To start with, to his or her benefit is the Lake of Stars Musical
Festival? Ever since it started do we have any positive pointers that the event
has benefitted the country?
They talk of promoting tourism, but ever since the festival started, the
department of tourism has never come into the open to explain how beneficial
the event has become to the nation.
Apart from creating a platform where foreigners come to get stoned with
our Malawi gold – as in cannabis – what more do Malawi benefit from the
event?
The other day I used to think this is going to create a stage where our
Malawian music talent will be showcased and accordingly utilise a window of
opportunity to export talent. But lo and behold! It has proven not to belong to
the local musical industry.
No wonder therefore, neither Musicians Association of Malawi (MAM) nor
Cosoma is involved in earnest when it comes to Lake of Stars.
Last time I asked who these stars shining along our lake? The answers
that came showed that, in fact they are not even local and ‘native’ stars.
Now while the government officers with regulatory authority are sleeping
on the wheel and shutting off our musical artists, this time round the
organisers have even decided to make the festival an all foreign and elite
affair.
How do you explain charges for this festival slated for Nkopola Lodge in
Mangochi split into early bird tickets at K21, 000 if bought before the month
of May and later K31, 000?
Listening to the organisers talk about this fee without any compunction
make you realise that this is not Malawi's own.
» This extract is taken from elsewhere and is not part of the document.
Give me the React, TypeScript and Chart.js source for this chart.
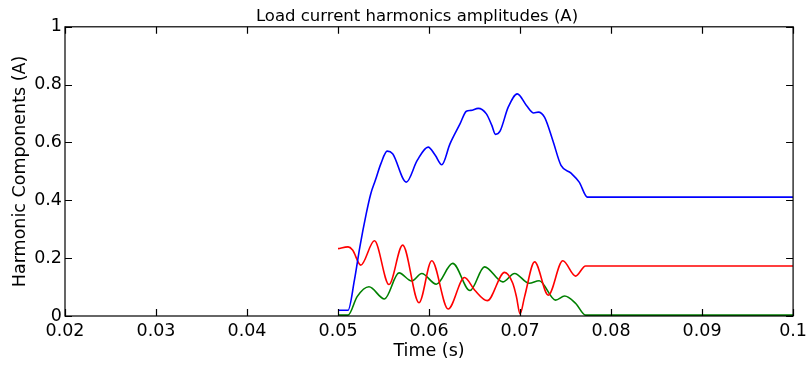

So far they boast that they are experiencing high demand for the tickets
across Africa before describing the pricing as very fair. In fact the
organisers have the audacity to compare these prices to high scale economies
where spending 90 pounds sterling or K60, 000 does not change anything.
The organisers say local price costs a third of the international price
but this is Malawi, if the organisers want more money they better go where they
make that lot.
If it were in my
power I would really stop this exploitation in its track and at the risk of
accusing the authority of being corrupted by the organisers in concept and all
sense, they will bury their heads in the sand and pretend all is well.
For the sake of
argument, if all is well can I be told how much forex is garnered every time
Malawi host this event, touted by CNN as 'One of Africa's most respected
festivals' ?
Ever since it
started what are the positive deliverables in terms of advancing our tourism
sector that we can boast about.
At whose whim does
it happen? The other day the organisers decided they were not making enough
money through Lake of Stars so they came up with city of stars.
If it is indeed
beneficial, why hasn’t government taken it over as a national event when one
considers the rhetoric that tourism is one of Malawi’s development pillars of
top priority?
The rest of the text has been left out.